The opinion of the court was delivered by: Honorable Barry Ted Moskowitz United States District Judge
ORDER DENYING WITHOUT PREJUDICE REQUEST STAY AND ABEYANCE
Petitioner, a state prisoner proceeding pro se, has filed a motion asking the Court to grant a stay and abeyance pursuant to Rhines v. Webber, 54 U.S. 269 (2005). The Court cannot grant or deny a stay in this matter because Petitioner has not yet filed a Petition for Writ of Habeas Corpus pursuant to 28 U.S.C. § 2254. Therefore, unless Petitioner is a capital prisoner, he has not initiated habeas proceedings in this Court. Calderon (Nicolaus) v. United States District Court, 98 F.3d 1102, 1107 n. 3 (9th Cir. 1996) (stating that "[u]nlike non-capital prisoners who initiate habeas proceedings by filing a petition for a writ of habeas corpus, capital prisoners commence federal habeas proceedings by filing a request for appointment of counsel"); McFarland v. Scott, 512 U.S. 849 (1994). Petitioner does not contend that he is a capital prisoner, that is, a prisoner under sentence of death, and there is nothing in the documents he has submitted which indicates that he is a capital prisoner.
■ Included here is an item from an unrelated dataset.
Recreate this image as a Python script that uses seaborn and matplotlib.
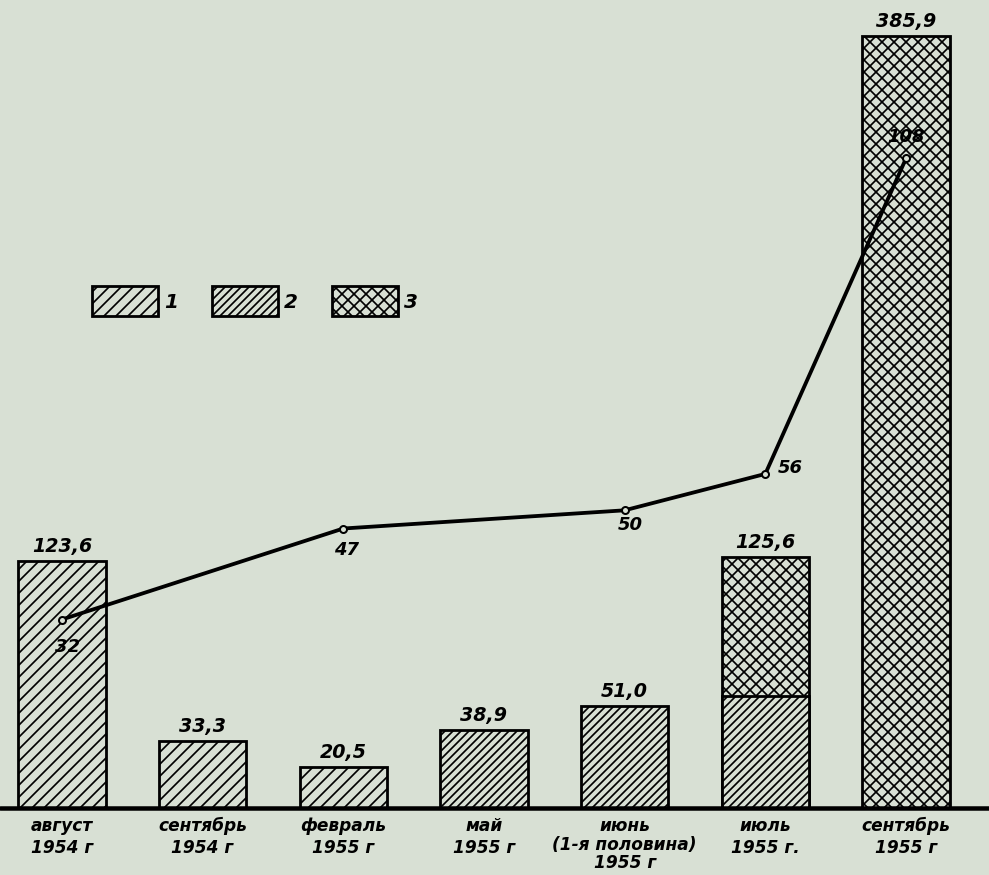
import matplotlib
matplotlib.use("Agg")
import matplotlib.pyplot as plt
from matplotlib.patches import Patch
import seaborn as sns
import numpy as np

# ---- data ----
categories = ["август\n1954 г", "сентябрь\n1954 г", "февраль\n1955 г", "май\n1955 г",
              "июнь\n(1-я половина)\n1955 г", "июль\n1955 г.", "сентябрь\n1955 г"]
totals = [123.6, 33.3, 20.5, 38.9, 51.0, 125.6, 385.9]
value_labels = ["123,6", "33,3", "20,5", "38,9", "51,0", "125,6", "385,9"]
bar_types = [1, 1, 1, 2, 2, 3, 3]
lower_part = [0, 0, 0, 0, 0, 56, 0]       # July: type 2 portion under type 3
lower_type = 2
line_cats = [0, 2, 4, 5, 6]              # category indices of line points
line_values = [32, 47, 50, 56, 108]
legend_labels = ["1", "2", "3"]

# ---- style ----
BG = "#d8e0d4"
HATCH = {1: "//", 2: "///", 3: "xx"}
DPI = 72
sns.set_style("white")
plt.rcParams["font.family"] = ["DejaVu Sans"]
plt.rcParams["text.color"] = "black"
plt.rcParams["xtick.color"] = "black"
plt.rcParams["xtick.labelcolor"] = "black"
plt.rcParams["hatch.linewidth"] = 1.7
plt.rcParams["hatch.color"] = "black"

fig = plt.figure(figsize=(989 / DPI, 875 / DPI), dpi=DPI, facecolor=BG)
ax = fig.add_axes([0.0, 67 / 875, 1.0, 800 / 875])
ax.set_facecolor(BG)

sns.barplot(x=categories, y=totals, ax=ax, color=BG, edgecolor="black",
            linewidth=2.8, width=0.62, saturation=1)
for p, t in zip(ax.patches, bar_types):
    p.set_hatch(HATCH[t])
n0 = len(ax.patches)
sns.barplot(x=categories, y=lower_part, ax=ax, color=BG, edgecolor="black",
            linewidth=2.8, width=0.62, saturation=1)
for p, v in zip(ax.patches[n0:], lower_part):
    if v > 0:
        p.set_hatch(HATCH[lower_type])
    else:
        p.set_visible(False)

ax.set_xlim(-0.44, 6.59)
ax.set_ylim(0, 400)
ax.axhline(0, color="black", lw=4.5, zorder=5, clip_on=False)
for s in ax.spines.values():
    s.set_visible(False)
ax.set_yticks([])
ax.tick_params(axis="x", length=0, pad=9)
for lbl in ax.get_xticklabels():
    lbl.set_fontsize(17)
    lbl.set_fontstyle("italic")
    lbl.set_fontweight("bold")
    n_lines = lbl.get_text().count("\n") + 1
    lbl.set_linespacing(1.3 if n_lines < 3 else 1.05)

for i, (v, s) in enumerate(zip(totals, value_labels)):
    ax.annotate(s, (i, v), xytext=(0, 5), textcoords="offset points",
                ha="center", va="bottom", fontsize=19, fontstyle="italic",
                fontweight="bold")

# legend
handles = [Patch(facecolor=BG, edgecolor="black", hatch=HATCH[t], linewidth=2.8)
           for t in (1, 2, 3)]
leg = ax.legend(handles, legend_labels, ncol=3, loc="upper left",
                bbox_to_anchor=(0.093, 0.652), frameon=False, fontsize=20,
                handlelength=3.3, handleheight=1.9, handletextpad=0.3,
                columnspacing=1.7, borderpad=0, borderaxespad=0)
for t in leg.get_texts():
    t.set_fontstyle("italic")
    t.set_fontweight("bold")

# line on twin axis
ax2 = ax.twinx()
ax2.set_ylim(0.93, 132.8)
sns.lineplot(x=line_cats, y=line_values, ax=ax2, color="black", lw=3.8,
             marker="o", markersize=7, markerfacecolor=BG,
             markeredgecolor="black", markeredgewidth=2)
ax2.set_xlim(-0.44, 6.59)
ax2.set_yticks([])
for s in ax2.spines.values():
    s.set_visible(False)
offsets = [(6, -18, "center", "top"), (3, -12, "center", "top"),
           (6, -6, "center", "top"), (12, 6, "left", "center"),
           (0, 12, "center", "bottom")]
for x, v, (dx, dy, ha, va) in zip(line_cats, line_values, offsets):
    ax2.annotate(str(v), (x, v), xytext=(dx, dy), textcoords="offset points",
                 ha=ha, va=va, fontsize=18, fontstyle="italic",
                 fontweight="bold")

fig.savefig("out.png", dpi=DPI, facecolor=BG)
Further, the Court advises Petitioner that a one-year statute of limitations of 28 U.S.C. § 2241(d)(1)(A)-(D), which provides that the limitation period shall run from the latest of:
(A) the date on which the judgment became final by the conclusion of direct review or the expiration of the time for seeking such review;
(B) the date on which the impediment to filing an application created by State action in violation of the Constitution or laws of the United States is removed, if the applicant was prevented from filing by such State action;
(C) the date on which the constitutional right asserted was initially recognized by the Supreme Court, if the right has been newly recognized by the Supreme Court and made retroactively applicable to cases on collateral review; or
(D) the date on which the factual predicate of the claim or claims presented could have been discovered through the exercise of due diligence.
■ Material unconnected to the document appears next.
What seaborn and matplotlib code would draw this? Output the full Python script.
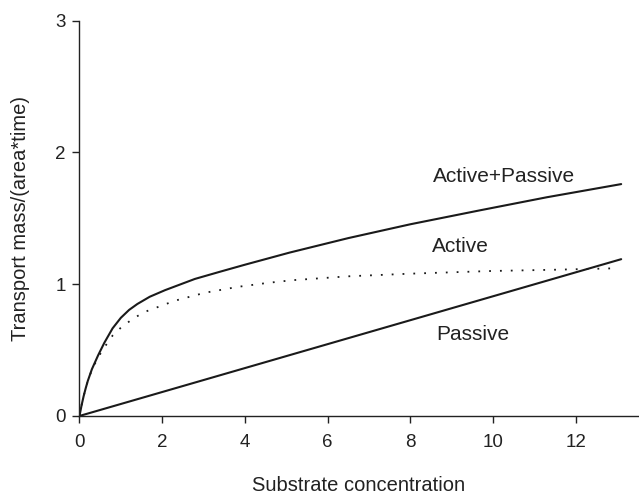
import matplotlib
matplotlib.use("Agg")
import matplotlib.pyplot as plt
import seaborn as sns
import pandas as pd

# Active+Passive (solid)
x_total = [0, 0.05, 0.1, 0.15, 0.2, 0.3, 0.45, 0.6, 0.8, 1.0, 1.2, 1.4, 1.7, 2.07, 2.79, 3.4, 4.0, 5.08, 6.5, 8.0, 9.67, 11.3, 13.1]
y_total = [0, 0.08, 0.15, 0.21, 0.265, 0.355, 0.46, 0.555, 0.665, 0.745, 0.805, 0.85, 0.905, 0.955, 1.04, 1.095, 1.148, 1.24, 1.35, 1.455, 1.56, 1.66, 1.76]

# Active (dotted)
x_active = [0, 0.05, 0.1, 0.15, 0.2, 0.3, 0.45, 0.6, 0.8, 1.0, 1.3, 1.58, 2.31, 3.03, 3.83, 4.55, 5.13, 6.5, 8.0, 9.92, 11.5, 12.85]
y_active = [0, 0.08, 0.15, 0.21, 0.265, 0.35, 0.445, 0.52, 0.61, 0.67, 0.74, 0.79, 0.875, 0.935, 0.98, 1.01, 1.03, 1.06, 1.08, 1.10, 1.11, 1.12]

# Passive (solid straight line)
x_passive = [0, 13.1]
y_passive = [0, 1.19]

labels = ["Active+Passive", "Active", "Passive"]
label_x = [8.54, 8.52, 8.62]
label_y = [1.82, 1.29, 0.62]

x_ticks = [0, 2, 4, 6, 8, 10, 12]
y_ticks = [0, 1, 2, 3]

sns.set_style("ticks")
plt.rcParams["font.family"] = ["Liberation Sans", "DejaVu Sans"]

fig = plt.figure(figsize=(6.39, 4.94), dpi=100)
ax = fig.add_axes([0.1244, 0.158, 0.8736, 0.80])

df_t = pd.DataFrame({"x": x_total, "y": y_total})
df_a = pd.DataFrame({"x": x_active, "y": y_active})
df_p = pd.DataFrame({"x": x_passive, "y": y_passive})

sns.lineplot(data=df_t, x="x", y="y", ax=ax, color="#1a1a1a", lw=1.5, sort=False, estimator=None)
sns.lineplot(data=df_a, x="x", y="y", ax=ax, color="#1a1a1a", lw=1.3, sort=False, estimator=None)
ax.lines[-1].set_linestyle((0, (1, 5)))
sns.lineplot(data=df_p, x="x", y="y", ax=ax, color="#1a1a1a", lw=1.5, sort=False, estimator=None)

for t, lx, ly in zip(labels, label_x, label_y):
    ax.text(lx, ly, t, fontsize=15, color="#222222", ha="left", va="center")

ax.set_xlim(0, 13.5)
ax.set_ylim(0, 3)
ax.set_xticks(x_ticks)
ax.set_yticks(y_ticks)
ax.tick_params(axis="both", labelsize=13.5, length=5, width=1, direction="out", colors="#222222")
ax.tick_params(axis="x", pad=8)
ax.tick_params(axis="y", pad=5)
sns.despine(ax=ax)
for s in ["left", "bottom"]:
    ax.spines[s].set_linewidth(1.0)
    ax.spines[s].set_color("#222222")

ax.set_xlabel("Substrate concentration", fontsize=14.5, color="#222222", labelpad=18)
ax.set_ylabel("Transport mass/(area*time)", fontsize=14.5, color="#222222", labelpad=18)

fig.savefig("out.png", dpi=100)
28 U.S.C.A. § 2244(d)(1)(A)-(D) (2008).
The statute of limitations does not run while a properly filed state habeas corpus petition is pending. 28 U.S.C. § 2244(d)(2); see Nino v. Galaza, 183 F.3d 1003, 1006 (9th Cir. 1999). But see Artuz v. Bennett, 531 U.S. 4, 8 (2000) (holding that "an application is 'properly filed' when its delivery and acceptance [by the appropriate court officer for placement into the record] are in compliance with the applicable laws and rules governing filings."). However, absent some other basis for tolling, the statute of limitations does run while a federal habeas petition is pending. Duncan v. Walker, 533 U.S. 167, 181-82 (2001).
For the foregoing reasons, Petitioner's request to stay and abey this matter is DENIED without prejudice.